* Greece wins conditional agreement to receive $95 bln
* Nasdaq, S&P 500 on track for biggest gain in over two weeks
* Oil price drops, helping airline stocks rise
* Netflix hits record high on Goldman price target hike
* Indexes up: Dow 1.1 pct, S&P 0.91 pct, Nasdaq 1.2 pct (Adds details, changes comment, updates prices)
By Tanya Agrawal
July 13 (Reuters) - U.S. stocks were higher on Monday, with the Dow Jones industrial average moving into positive territory again for the year, after euro zone leaders reached an agreement with Greece to move forward with a bailout loan for the country to avert bankruptcy.
The news also put the Nasdaq composite and the S&P 500 on track for their biggest gain in more than two weeks, with the consumer discretionary and financial indexes leading the markets higher.
Greece won conditional agreement to receive a possible $95 billion over three years, along with an assurance that euro zone finance ministers would start discussing ways to bridge a funding gap until a bailout - subject to parliamentary approvals - is finally ready.
That will only happen if Greek Prime Minister Alexis Tsipras can meet a tight timetable for enacting unpopular reforms of value added tax, pensions and quasi-automatic budget cuts.
“The U.S. market is following the global markets as Greece nears a deal,” said Peter Cardillo, chief market economist at Rockwell Global Capital in New York.
“The stronger Chinese markets are also helping but volatility will be high this week till a Greek deal is finalized and the big banks set the tone for earnings.”
World markets rose, while the dollar index gained 0691 percent to $96.69 against a basket of major currencies following news of the deal. Chinese stocks rose for a third straight day as data showed exports rose while imports slipped in June, a tentative sign global demand might be on the mend.
At 10:52 a.m. ET (1452 GMT) the Dow Jones industrial average was up 196.22 points, or 1.1 percent, at 17,956.63. The S&P 500 was up 18.8 points, or 0.91 percent, at 2,095.42 and the Nasdaq composite was up 60.18 points, or 1.2 percent, at 5,057.88.
All the 10 major S&P 500 sectors were higher. The consumer discretionary index’s 1.24 percent rise led the gains.
Financial stocks were also higher with the index gaining 0.99 percent, following the Greek debt deal. Big banks such as JPMorgan, Bank of America, Citigroup were all up more than 1 percent.
Oil prices tumbled as Iran and six world powers closed in on a nuclear deal that would end sanctions on the Islamic Republic and let more Iranian oil on to world markets.
However, the oil price slide boosted U.S. airline stocks . American Airlines, United Continental , JetBlue and Alaska Air were all up between 1.8 and 3 percent.

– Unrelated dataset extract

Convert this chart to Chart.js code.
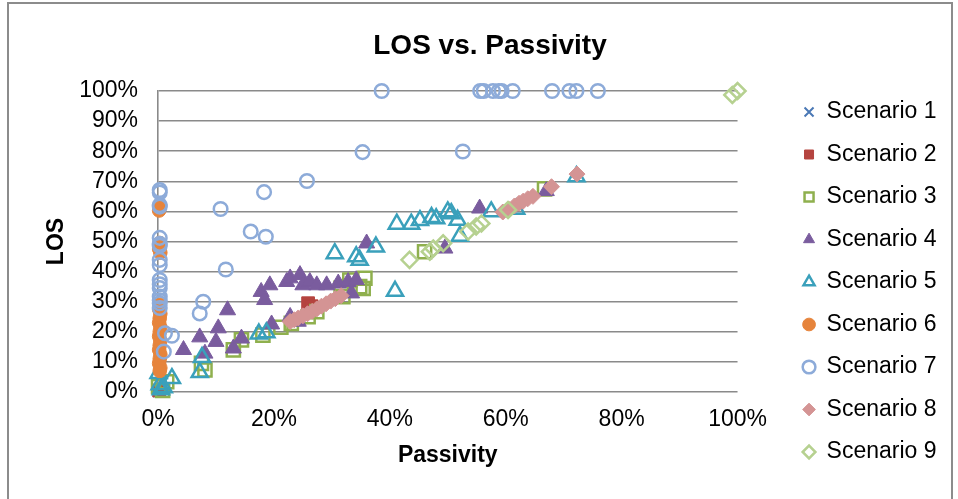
<!DOCTYPE html>
<html>
<head>
<meta charset="utf-8">
<script src="https://cdn.jsdelivr.net/npm/chart.js@4"></script>
<style>
  html, body { margin: 0; padding: 0; background: #fff; }
  #wrap { position: relative; width: 958px; height: 499px; overflow: hidden; background: #fff; }
  #frame { position: absolute; left: 7px; top: 2px; width: 946px; height: 520px; border: 2px solid #8c8c8c; box-sizing: border-box; pointer-events: none; }
  canvas { position: absolute; left: 0; top: 0; }
</style>
</head>
<body>
<div id="wrap">
  <canvas id="c" width="958" height="499"></canvas>
  <div id="frame"></div>
</div>
<script>
// ---- data (percent values: [Passivity, LOS]) ----
const seriesNames = ["Scenario 1","Scenario 2","Scenario 3","Scenario 4","Scenario 5","Scenario 6","Scenario 7","Scenario 8","Scenario 9"];
const xTicks = [0, 20, 40, 60, 80, 100];
const yTicks = [0, 10, 20, 30, 40, 50, 60, 70, 80, 90, 100];

const scenario1 = [[0,0],[0.2,0.3]];
const scenario2 = [[0.2,0.5],[25.9,29.5],[26.5,28.5]];
const scenario3 = [[0.1,1.8],[0.8,0.5],[1.5,3.4],[7.5,9.5],[8.1,7.3],[13,14],[14.4,17.3],[18.1,18.9],[21.2,21.5],[23,22.8],[25.9,25],[27.4,26.7],[31.6,34.5],[31.9,31.7],[33.1,37.2],[34.8,35],[35.4,34.4],[35.7,37.8],[46,46.6],[66.7,67.5]];
const scenario4 = [[4.4,14],[7.2,18.2],[8.1,12.8],[10,16.7],[10.4,21.2],[12,27.2],[13,14.5],[14.4,17.8],[17.8,33.3],[18.4,30.6],[19.3,35.5],[19.6,22.5],[22.2,36.6],[22.8,37.8],[22.8,25],[24.2,23.4],[24.5,38.9],[25,35.5],[26.2,36.6],[27.4,35.5],[29.1,35.5],[31.1,36.1],[32.8,36.6],[33.4,32.8],[34.2,37.2],[36,49.4],[49.5,47.7],[55.5,61],[67,66.8]];
const scenario5 = [[0.1,6.2],[0.3,2.5],[0.5,0.8],[1,1.5],[2.4,4.5],[7.2,6.5],[7.6,11.5],[17.4,19.3],[18.7,19.7],[30.5,46],[34.2,45],[34.8,43.8],[37.6,48.2],[40.9,33.5],[41.2,55.8],[43.7,55.8],[45.2,57],[47.2,58],[48,57.6],[50,59.9],[50.6,59.3],[51.7,57.1],[52.1,51.8],[57.5,59.9],[61.8,60.8],[72.2,71.6]];
const scenario6 = [[0.3,61.5],[0.2,60.3],[0.3,49.5],[0.2,47.5],[0.4,46.3],[0.3,29],[0.2,27.5],[0.4,26],[0.3,24.5],[0.2,23],[0.4,21.5],[0.3,20],[0.2,18.5],[0.4,17],[0.3,15.5],[0.2,14],[0.4,12.5],[0.3,11],[0.2,9.5],[0.4,8],[0.3,7]];
const scenario7 = [[38.6,100],[55.6,100],[56.2,100],[57.8,100],[58.8,100],[59.3,100],[61.2,100],[68,100],[71,100],[72.2,100],[75.9,100],[35.3,79.7],[52.6,79.9],[25.7,70.1],[18.3,66.4],[10.8,60.8],[16,53.3],[18.6,51.6],[11.7,40.7],[7.8,30],[7.2,26.1],[1.2,19.5],[2.4,18.7],[1.0,13.4],[0.3,67.1],[0.3,66.3],[0.3,62.1],[0.3,61.6],[0.3,51.2],[0.3,49.2],[0.3,48.6],[0.3,43.9],[0.3,42.2],[0.3,37.2],[0.3,35.8],[0.3,34.5],[0.3,31.7],[0.3,30.5],[0.3,29.5],[0.3,27.9]];
const scenario8 = [[22.8,23.4],[23.5,24],[24.2,24.6],[25,25.3],[25.8,26],[26.6,26.8],[27.4,27.6],[28.2,28.5],[29,29.3],[29.8,30.2],[30.6,31],[31.6,32],[59.5,59.8],[60.5,60.8],[61.5,61.8],[62.3,62.7],[63,63.4],[63.8,64.2],[64.7,65],[67.9,68.2],[72.3,72.4]];
const scenario9 = [[43.4,43.9],[46.9,46.6],[47.5,47.7],[49.2,49.4],[53.5,53.3],[54.9,55],[55.8,56],[60.4,60.5],[99.1,98.7],[100,100]];

const allSeries = [scenario1, scenario2, scenario3, scenario4, scenario5, scenario6, scenario7, scenario8, scenario9];

// ---- styles ----
const NONE = 'rgba(255,255,255,0)';
const styles = [
  {pointStyle:'crossRot', bg:NONE, border:'#4a78b5', bw:2, r:7},
  {pointStyle:'rect', bg:'#b5443f', border:'#b5443f', bw:1, r:9},
  {pointStyle:'rect', bg:NONE, border:'#8fb04e', bw:2.5, r:9.3},
  {pointStyle:'triangle', bg:'#7a5c9e', border:'#7a5c9e', bw:1, r:9.3},
  {pointStyle:'triangle', bg:NONE, border:'#3aa0bb', bw:2.5, r:9.3},
  {pointStyle:'circle', bg:'#e6843c', border:'#e6843c', bw:1, r:6.8},
  {pointStyle:'circle', bg:NONE, border:'#8dabd9', bw:2.5, r:6.8},
  {pointStyle:'rectRot', bg:'#d49494', border:'#d49494', bw:1, r:8},
  {pointStyle:'rectRot', bg:NONE, border:'#b6d190', bw:2.5, r:8}
];

const datasets = allSeries.map((s, i) => ({
  label: seriesNames[i],
  data: s.map(p => ({x: p[0], y: p[1]})),
  pointStyle: styles[i].pointStyle,
  backgroundColor: styles[i].bg,
  borderColor: styles[i].border,
  borderWidth: styles[i].bw,
  pointRadius: styles[i].r,
  pointHoverRadius: styles[i].r,
  showLine: false,
  clip: false,
  order: allSeries.length - i
}));

const FONT = "'Liberation Sans', Arial, sans-serif";
const GRID = '#8a8a8a';

new Chart(document.getElementById('c'), {
  type: 'scatter',
  data: { datasets },
  options: {
    responsive: false,
    animation: false,
    devicePixelRatio: 1,
    layout: { padding: { left: 33.5, right: 11.5, top: 0, bottom: 16 } },
    plugins: {
      tooltip: { enabled: false },
      title: {
        display: true,
        text: 'LOS vs. Passivity',
        color: '#000',
        font: { family: FONT, size: 28, weight: 'bold', lineHeight: 1.2 },
        padding: { top: 29.2, bottom: 28.2 }
      },
      legend: {
        position: 'right',
        align: 'end',
        labels: {
          usePointStyle: true,
          boxWidth: 12,
          boxHeight: 9,
          padding: 19.5,
          color: '#000',
          font: { family: FONT, size: 23 },
          sort: (a, b) => a.datasetIndex - b.datasetIndex
        }
      }
    },
    scales: {
      x: {
        type: 'linear',
        min: xTicks[0],
        max: xTicks[xTicks.length - 1],
        afterFit: s => { s.height = 91; },
        grid: { display: false, drawTicks: false },
        border: { display: false },
        ticks: {
          stepSize: xTicks[1] - xTicks[0],
          color: '#000',
          padding: 14,
          maxRotation: 0,
          autoSkip: false,
          font: { family: FONT, size: 23 },
          callback: v => v + '%'
        },
        title: {
          display: true,
          text: 'Passivity',
          color: '#000',
          font: { family: FONT, size: 23, weight: 'bold', lineHeight: 1.2 },
          padding: { top: 0, bottom: 13.2 }
        }
      },
      y: {
        type: 'linear',
        min: yTicks[0],
        max: yTicks[yTicks.length - 1],
        afterFit: s => { s.width = 124.5; },
        grid: { color: GRID, lineWidth: 1.6, drawTicks: false },
        border: { display: true, color: GRID, width: 1.6 },
        ticks: {
          stepSize: yTicks[1] - yTicks[0],
          color: '#000',
          padding: 20,
          autoSkip: false,
          font: { family: FONT, size: 23 },
          callback: v => v + '%'
        },
        title: {
          display: true,
          text: 'LOS',
          color: '#000',
          font: { family: FONT, size: 23, weight: 'bold', lineHeight: 1.2 },
          padding: { top: 9.7, bottom: 0 }
        }
      },
      yGap: {
        type: 'linear',
        position: 'right',
        display: false,
        afterFit: s => { s.width = 46; },
        grid: { display: false, drawTicks: false },
        border: { display: false },
        ticks: { display: false }
      }
    }
  }
});
</script>
</body>
</html>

Apple rose 1 percent to $124.59 after Socgen upgraded the company’s stock to “buy” from “hold”, saying it expected a successful launch of the new iPhone 6S in September.
Netflix hit a record high of $711.15 after Goldman Sachs raised its price target on the stock to $780 From $620.
The U.S. Treasury Department’s June budget report at 2 p.m. ET is expected to show surplus of $51.0 billion, compared with a $82.4 billion deficit reported in May.
Advancing issues outnumbered decliners on the NYSE by 2,177 to 740. On the Nasdaq, 1,937 issues rose and 650 fell.